Consume less; produce more

It is quite clear that many of the branches that have closed for the pandemic will not open again: one report says this figure could be as high as 30 percent in Europe. With fewer branches and shrinking footfalls, banks will see a spike in transactions on digital channels. AI will have a huge role to play in maintaining the quality of experience (and advisory) on these channels.

Thanks to “no-touch” and social distancing, face-to-face interactions with relationship Managers (RM) will also dwindle, to be replaced by video calls with RMs, who may be assisted by chatbots armed with tools and insights promoting better, more confident, engagement. In this way, AI will help banks achieve increased communication in spite of less interaction.

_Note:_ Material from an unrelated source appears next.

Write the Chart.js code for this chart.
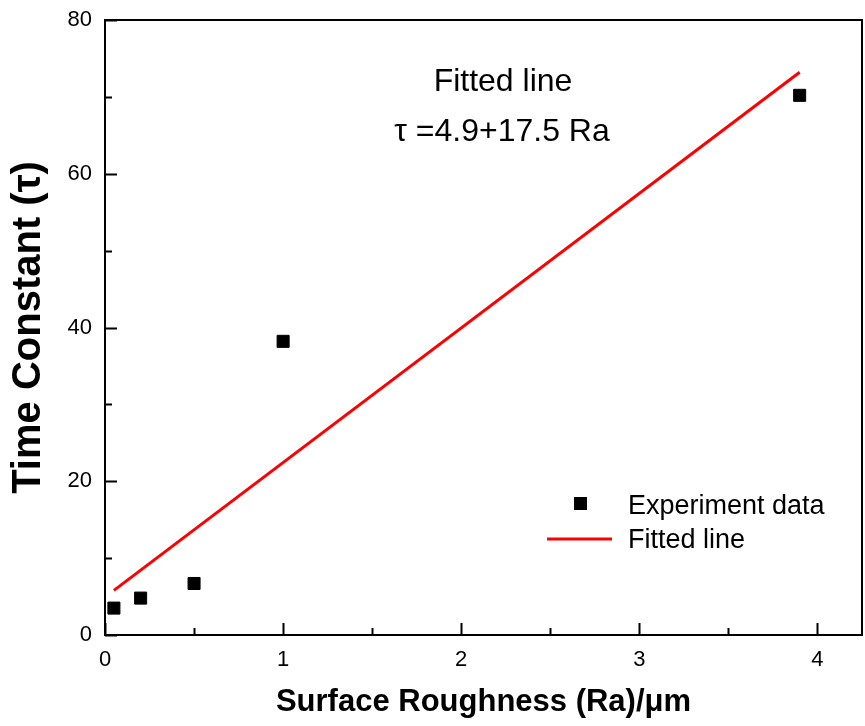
<!DOCTYPE html>
<html>
<head>
<meta charset="utf-8">
<script src="https://cdn.jsdelivr.net/npm/chart.js@4/dist/chart.umd.min.js"></script>
<style>
  html, body { margin: 0; padding: 0; background: #ffffff; }
  #wrap { width: 865px; height: 726px; }
</style>
</head>
<body>
<div id="wrap"><canvas id="c" width="865" height="726"></canvas></div>
<script>
// ---- data ----
const roughness = [0.05, 0.2, 0.5, 1.0, 3.9];          // Ra (µm)
const timeConstant = [3.5, 4.8, 6.7, 38.2, 70.2];       // τ
const fitX = [0.05, 3.9];                               // fitted line ends
const fitY = [5.8, 73.2];
const xMajorTicks = [0, 1, 2, 3, 4];
const xMinorTicks = [0.5, 1.5, 2.5, 3.5];
const yMajorTicks = [0, 20, 40, 60, 80];
const yMinorTicks = [10, 30, 50, 70];
const legendLabels = ['Experiment data', 'Fitted line'];
const annotationLines = ['Fitted line', 'τ =4.9+17.5 Ra'];
const xTitle = 'Surface Roughness (Ra)/μm';
const yTitle = 'Time Constant (τ)';

const FONT = '"Liberation Sans", Arial, sans-serif';

const framePlugin = {
  id: 'frame',
  afterDatasetsDraw(chart) {
    const {ctx, chartArea: a, scales: {x, y}} = chart;
    ctx.save();
    ctx.strokeStyle = '#000';
    ctx.lineWidth = 2;
    ctx.strokeRect(a.left, a.top, a.right - a.left, a.bottom - a.top);
    ctx.beginPath();
    xMajorTicks.forEach(v => { const px = Math.round(x.getPixelForValue(v)) + 0.5; ctx.moveTo(px, a.bottom); ctx.lineTo(px, a.bottom - 12); });
    xMinorTicks.forEach(v => { const px = Math.round(x.getPixelForValue(v)) + 0.5; ctx.moveTo(px, a.bottom); ctx.lineTo(px, a.bottom - 7); });
    yMajorTicks.forEach(v => { const py = Math.round(y.getPixelForValue(v)) + 0.5; ctx.moveTo(a.left, py); ctx.lineTo(a.left + 12, py); });
    yMinorTicks.forEach(v => { const py = Math.round(y.getPixelForValue(v)) + 0.5; ctx.moveTo(a.left, py); ctx.lineTo(a.left + 7, py); });
    ctx.stroke();

    // annotation text
    ctx.fillStyle = '#000';
    ctx.textAlign = 'center';
    ctx.textBaseline = 'alphabetic';
    ctx.font = '32px ' + FONT;
    ctx.fillText(annotationLines[0], 503, 91);
    ctx.fillText(annotationLines[1], 502, 141);

    // legend
    ctx.fillStyle = '#000';
    ctx.fillRect(574, 497, 13, 13);
    ctx.strokeStyle = '#ff0000';
    ctx.lineWidth = 3;
    ctx.beginPath();
    ctx.moveTo(547, 539);
    ctx.lineTo(612, 539);
    ctx.stroke();
    ctx.fillStyle = '#000';
    ctx.textAlign = 'left';
    ctx.font = '27px ' + FONT;
    ctx.fillText(legendLabels[0], 628, 514);
    ctx.fillText(legendLabels[1], 628, 548);
    ctx.restore();
  }
};

function noEdgePadding(s) {
  s.paddingLeft = 0; s.paddingRight = 0; s.paddingTop = 0; s.paddingBottom = 0;
}

new Chart(document.getElementById('c'), {
  type: 'scatter',
  data: {
    datasets: [
      {
        label: legendLabels[1],
        type: 'line',
        data: fitX.map((v, i) => ({x: v, y: fitY[i]})),
        borderColor: '#ff0000',
        borderWidth: 3,
        pointRadius: 0,
        fill: false,
        tension: 0,
        order: 2
      },
      {
        label: legendLabels[0],
        data: roughness.map((v, i) => ({x: v, y: timeConstant[i]})),
        pointStyle: 'rect',
        pointRadius: 8.5,
        pointBackgroundColor: '#000',
        pointBorderColor: '#000',
        pointBorderWidth: 1,
        order: 1
      }
    ]
  },
  options: {
    responsive: false,
    animation: false,
    layout: { autoPadding: false, padding: { top: 20, right: 3, left: 0, bottom: 0 } },
    plugins: { legend: { display: false }, tooltip: { enabled: false } },
    scales: {
      x: {
        type: 'linear',
        min: 0, max: 4.25,
        afterFit(s) { s.height = 91; noEdgePadding(s); },
        grid: { display: false, drawTicks: false },
        border: { display: false },
        ticks: { stepSize: 1, includeBounds: false, padding: 12, color: '#000', font: { family: FONT, size: 22 } },
        title: { display: true, text: xTitle, color: '#000', padding: { top: 0, bottom: 5 }, font: { family: FONT, size: 31, weight: 'bold' } }
      },
      y: {
        type: 'linear',
        min: 0, max: 80,
        afterFit(s) { s.width = 105; noEdgePadding(s); },
        grid: { display: false, drawTicks: false },
        border: { display: false },
        ticks: { stepSize: 20, includeBounds: false, padding: 13, color: '#000', font: { family: FONT, size: 22 } },
        title: { display: true, text: yTitle, color: '#000', padding: { top: 5, bottom: 0 }, font: { family: FONT, size: 40, weight: 'bold' } }
      }
    }
  },
  plugins: [framePlugin]
});
</script>
</body>
</html>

AI will also help banks distil their unnecessarily long product lists into a smaller range of reimagined, risk-managed offerings. By making products more relevant to the post-COVID scenario, and simplifying associated processes, banks will end up doing the same amount of business, if not more, with fewer products. 

Forget selective; adopt comprehensive

All the solutions under the AI umbrella will come together to achieve comprehensive banking automation. Machine learning (ML), deep learning (DL), chatbots, robotic process automation (RPA) and advanced insights will deliver fully digital banking, including digital onboarding, digital transacting, digital delivery, and even digital closure (which is still manual and paper intensive).  And digitisation will not be limited to financial transactions alone; even routine queries that were previously handled in a branch or call centre will be attended to by a chatbot with complete context and traceability.

Broaden the use cases

Banks will witness broader, more sophisticated application of AI in common use cases, going forward.

  • ML for enhanced security: As digital transactions and consequently, cyber risks increase, AI will be used to enhance banking security to new levels. (Think voice-based customer authentication using machine learning solutions that can detect voice variations with time of day.) In corporate banking, voice may be used to authorise bank guarantees, letters of credit etc.
  • Deep learing to enhance fraud prevention: DL will support rapid risk scoring to ensure genuine transactions are not rejected. The solution will use transaction data of the past 5 to 10 years to respond in milliseconds.
  • Enforced (Robotic Process) Automation: With manpower and budgetary resources drying up in the pandemic, banks will be forced to automate to stay afloat. In the near future, RPA will be deployed extensively across the front, middle and back office, and at all touch points.
  • Hyper localization on the Internet of Things (IoT): By connecting with IoT devices, AI will enable banks to ramp up product sales locally; using information about preferences and location, it will present hyper-localised, hyper-personalised offers to customers.
  • Bots on unassisted channels: Employing “regular” conversation and even urban slang, intelligent chatbots will simulate human-to-human interactions to ease the migration to unassisted banking channels.

Rise above the front-middle-back office

AI will soon rise from an operational level to a strategic one, where it will amplify strategic management, from strategy planning and formulation to implementation and decision making. This means that banks’ leadership and top management will also be more hands-on with the technology in post-pandemic times.  AI’s time is here and the pandemic has accelerated interest in its application to every area of the banking process – not just trading.  Banks know what they want from AI, moreso than other sectors, and it will be fascinating to see how they use it innovate and compete over the comings years.